First, there is nowhere to hide. Every pastor, every Christian leader, every author  — even every believer — will have to answer the question. The question cannot simply be about same-sex marriage. The question is about whether or not the believer is willing to declare and defend God’s revealed plan for human sexuality and gender as clearly revealed in the Bible.

Second, you had better have your answer ready. Evasive, wandering, and inconclusive answers will be seen for what they are. Those who have fled for security to the house of evasion must know that the structure has crumbled. It always does.

Third, if you will stand for the Bible’s clear teachings on sexuality and gender, you had better be ready to answer the same way over and over and over again. The question will come back again and again, in hopes that you have finally decided to “get on the right side of history.” Faithfulness requires consistency — that “long obedience in the same direction.”

That is what it means to be a disciple of Christ, as Eugene Peterson has now taught us—in more ways than one.

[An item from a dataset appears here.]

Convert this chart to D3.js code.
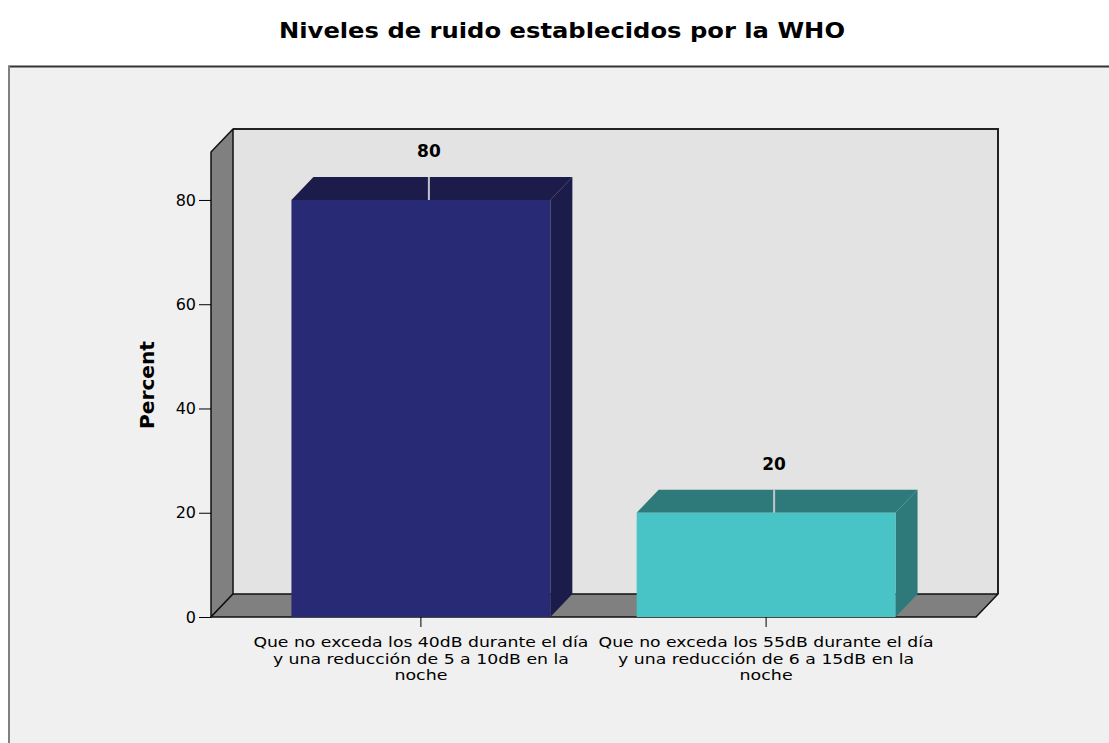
<!DOCTYPE html>
<html><head><meta charset="utf-8">
<script src="https://cdn.jsdelivr.net/npm/d3@7"></script>
<style>body{margin:0;background:#fff}svg{display:block}text{font-family:"DejaVu Sans",Verdana,sans-serif}</style>
</head><body><svg id="c" width="1109" height="743"></svg>
<script>
const title = "Niveles de ruido establecidos por la WHO";
const categories = [
  ["Que no exceda los 40dB durante el día", "y una reducción de 5 a 10dB en la", "noche"],
  ["Que no exceda los 55dB durante el día", "y una reducción de 6 a 15dB en la", "noche"]
];
const values = [80, 20];
const valueLabels = ["80", "20"];
const yTicks = [0, 20, 40, 60, 80];
const yLabel = "Percent";
const frontColors = ["#282a75", "#48c3c6"];
const sideColors = ["#1c1c4b", "#2e7a7a"];

const svg = d3.select("#c");
const W = 1109, H = 743;
// outer frame
svg.append("rect").attr("x", 8).attr("y", 66).attr("width", W).attr("height", H).attr("fill", "#f0f0f0");
svg.append("line").attr("x1", 8).attr("x2", W).attr("y1", 66.5).attr("y2", 66.5).attr("stroke", "#333").attr("stroke-width", 2);
svg.append("line").attr("x1", 9).attr("x2", 9).attr("y1", 66).attr("y2", H).attr("stroke", "#808080").attr("stroke-width", 2);

svg.append("text").attr("x", 562).attr("y", 38).attr("text-anchor", "middle")
  .attr("font-size", 21).attr("font-weight", "bold").attr("fill", "#000")
  .attr("textLength", 566).attr("lengthAdjust", "spacingAndGlyphs").text(title);

const x0 = 211, x1 = 976, dx = 22, dy = -23;
const y = d3.scaleLinear().domain([0, 89.2]).range([617, 152]);
const x = d3.scaleBand().domain(d3.range(categories.length)).range([x0, x1]).paddingInner(0.25).paddingOuter(0.233);

const yTop = y.range()[1], yBot = y.range()[0];
// back wall
svg.append("rect").attr("x", x0 + dx).attr("y", yTop + dy).attr("width", x1 - x0).attr("height", yBot - yTop).attr("fill", "#e3e3e3");
svg.append("path").attr("d", `M${x0+dx},${yTop+dy}H${x1+dx}V${yBot+dy}`).attr("fill", "none").attr("stroke", "#222").attr("stroke-width", 2);
// side wall
svg.append("path").attr("d", `M${x0},${yBot}V${yTop}L${x0+dx},${yTop+dy}V${yBot+dy}Z`)
  .attr("fill", "#808080").attr("stroke", "#111").attr("stroke-width", 1.5).attr("stroke-linejoin", "round");
// floor
svg.append("path").attr("d", `M${x0},${yBot}H${x1}L${x1+dx},${yBot+dy}H${x0+dx}Z`)
  .attr("fill", "#808080").attr("stroke", "#111").attr("stroke-width", 1.5).attr("stroke-linejoin", "round");

// bars
values.forEach((v, i) => {
  const bx = x(i), bw = x.bandwidth(), by = y(v);
  const g = svg.append("g");
  g.append("path").attr("d", `M${bx+bw},${by}L${bx+bw+dx},${by+dy}V${yBot+dy}L${bx+bw},${yBot}Z`).attr("fill", sideColors[i]);
  g.append("path").attr("d", `M${bx},${by}L${bx+dx},${by+dy}H${bx+bw+dx}L${bx+bw},${by}Z`).attr("fill", sideColors[i]);
  g.append("rect").attr("x", bx).attr("y", by).attr("width", bw).attr("height", yBot - by).attr("fill", frontColors[i]);
  const lx = bx + bw / 2 + dx / 2 - 3;
  g.append("line").attr("x1", lx).attr("x2", lx).attr("y1", by + dy).attr("y2", by).attr("stroke", "#c4c4cc").attr("stroke-width", 2);
  g.append("text").attr("x", lx).attr("y", by + dy - 20).attr("text-anchor", "middle")
    .attr("font-size", 17).attr("font-weight", "bold").attr("fill", "#000").text(valueLabels[i]);
});

// y axis
const ya = svg.append("g").attr("transform", `translate(${x0},0)`)
  .call(d3.axisLeft(y).tickValues(yTicks).tickSize(12).tickPadding(3).tickFormat(d3.format("d")));
ya.select(".domain").remove();
ya.selectAll("line").attr("stroke", "#000");
ya.selectAll("text").attr("font-size", 16).attr("font-family", "DejaVu Sans, Verdana, sans-serif").attr("fill", "#000");

svg.append("text").attr("transform", `translate(154,385) rotate(-90)`).attr("text-anchor", "middle")
  .attr("font-size", 19).attr("font-weight", "bold").attr("fill", "#000")
  .attr("textLength", 88).attr("lengthAdjust", "spacingAndGlyphs").text(yLabel);

// x axis
const xa = svg.append("g").attr("transform", `translate(0,${yBot})`)
  .call(d3.axisBottom(x).tickSize(10).tickFormat(() => ""));
xa.select(".domain").remove();
xa.selectAll("line").attr("stroke", "#000");
const lineWidths = [335, 296, 53];
categories.forEach((lines, i) => {
  const cx = x(i) + x.bandwidth() / 2;
  lines.forEach((l, j) => svg.append("text").attr("text-anchor", "middle").attr("font-size", 14).attr("fill", "#000")
    .attr("x", cx).attr("y", 647 + j * 16.5)
    .attr("textLength", lineWidths[j]).attr("lengthAdjust", "spacingAndGlyphs").text(l));
});
</script></body></html>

If someone asks what you believe about same-sex marriage, sodomy, and gender are you ready to give the Biblical answer? If they ask again will you give the same answer? If they ask during an interview that will be published will you give the same answer? If your boss asks during Gay Pride Month will you give the same answer? Or will you evade, wiggle around, refuse to be clear, put it off to another day,  or act embarrassed about the Scripture’s teaching?  If you don’t know what the Bible teaches, figure it out. If you know, but don’t have the backbone to say it out loud, then you better grow one. Because one day the mic will be in front of you.